Dmitri Jurowski (born 1979) is a German conductor and the grandson of composer Vladimir Michailovich Jurowski.
Jurowski was born in Moscow, into a Jewish family with several generations of musicians. At the age of six he began learning cello at the Moscow Conservatory and then moved with his family to Berlin, where he attended the Musikgymnasium Carl Philipp Emanuel Bach. He continued his cello studies at the , and in April 2003 began attending conducting lessons at the Academy of Music Hanns Eisler Berlin. Soon afterwards, he became an assistant conductor for a production of Prokofiev's Boris Godunov which he conducted along with his father, Mikhail Jurowski, for the Berlin Radio Symphony Orchestra.
In September 2004, he was assistant conductor of Parsifal at the Genoan Teatro Carlo Felice under the guidance of Harry Kupfer and then conducted Prokofiev's The Love for Three Oranges with Associazione Lirica e Concertistica Italiana.
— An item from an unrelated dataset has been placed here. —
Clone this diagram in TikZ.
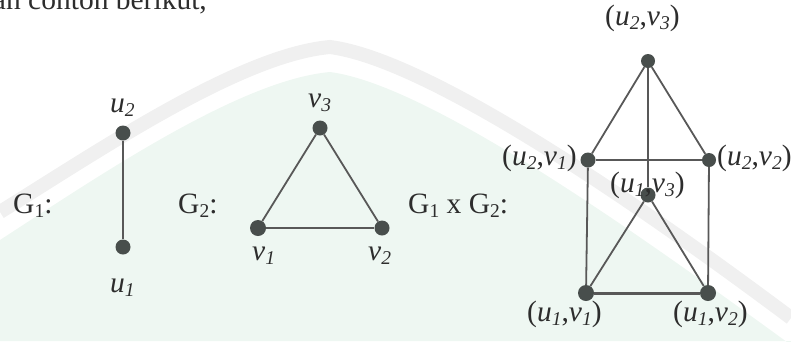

The opera toured 23 theatres in Northern Italy; as a result of its success since after it he was invited to the Martina Franca Festival. In 2005 he performed and recorded, for the Dynamic label, Luigi Cherubini's Lo Sposo di tre e il Marito di Nessuna and Cherubini's Requiem. Later, with the Munich Radio Orchestra, he conducted Rimsky-Korsakov's operas Mozart and Salieri and The Golden Cockerel followed by Prokofiev's Peter and the Wolf and another production of Love for Three Oranges.